To start practicing with Nextflow you can use a simple workflow:
- Gather the tools you need from bioconda creating an environment
- Experiment the pipeline with your environment
- When ready, export your environment as a yaml file
- Convert the environment to a container (Docker or Singularity)
In this way you can combine the convenience of a simple prototyping with the robustness of containers.
A definition file that is based on a YAML file makes it easy to immediately create an image just changing the YAML file.
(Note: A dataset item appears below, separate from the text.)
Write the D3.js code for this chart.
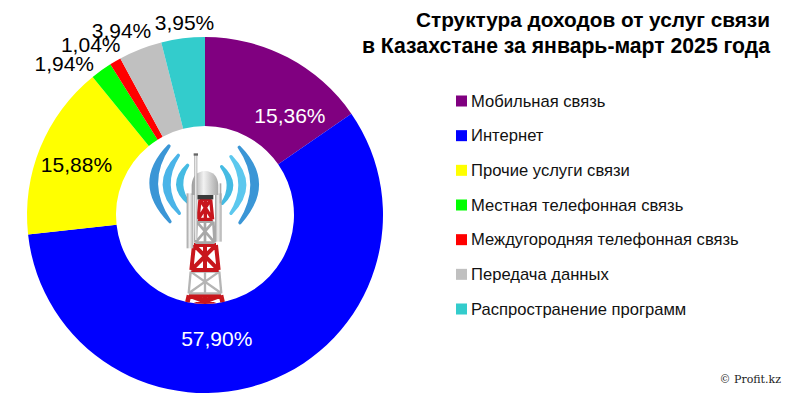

Here an example of a definition file that will load a ./env.yaml
file
to be used to create the whole image modeled as a conda environment.
Bootstrap: docker
From: centos:centos7.6.1810
%files
./env.yaml /etc/env.yaml
%environment
source /opt/software/conda/bin/activate /opt/software/conda_env
%post
yum -y install epel-release wget which nano curl zlib-devel
yum -y groupinstall "Development Tools"
mkdir -p /opt/software
cd /opt/software
curl -O https://repo.anaconda.com/miniconda/Miniconda3-latest-Linux-x86_64.sh
sh ./Miniconda3-latest-Linux-x86_64.sh -p /opt/software/conda -b
/opt/software/conda/bin/conda config --add channels defaults
/opt/software/conda/bin/conda config --add channels conda-forge
/opt/software/conda/bin/conda config --add channels bioconda
/opt/software/conda/bin/conda install -y -c conda-forge mamba
ls -l /etc/*.yaml
/opt/software/conda/bin/mamba env create -p /opt/software/conda_env --file /etc/env.yaml
source /opt/software/conda/bin/activate /opt/software/conda_env
cd /opt/software
To build the image (.simg
) from the definition file (.def
):
sudo singularity build denovo.simg denovo.def
A dockerfile is provided, that can be built with:
# We can call the image "denovo", tagging it as last version
sudo docker build -t denovo:latest .
# Test any tool like:
sudo docker run --rm denovo:latest abricate -h
DSL2 enabled a modular approach, and the "nf-core" organization curates a set of reusable modules.
The use of Bioconda packages enables the developers to specify the source of the
tools from the module itself, for example if bwa
is required:
conda (params.enable_conda ? "bioconda::bwa=0.7.17" : null)
container "${ workflow.containerEngine == 'singularity' && !task.ext.singularity_pull_docker_container ?
'https://depot.galaxyproject.org/singularity/bwa:0.7.17--hed695b0_7' :
'quay.io/biocontainers/bwa:0.7.17--hed695b0_7' }"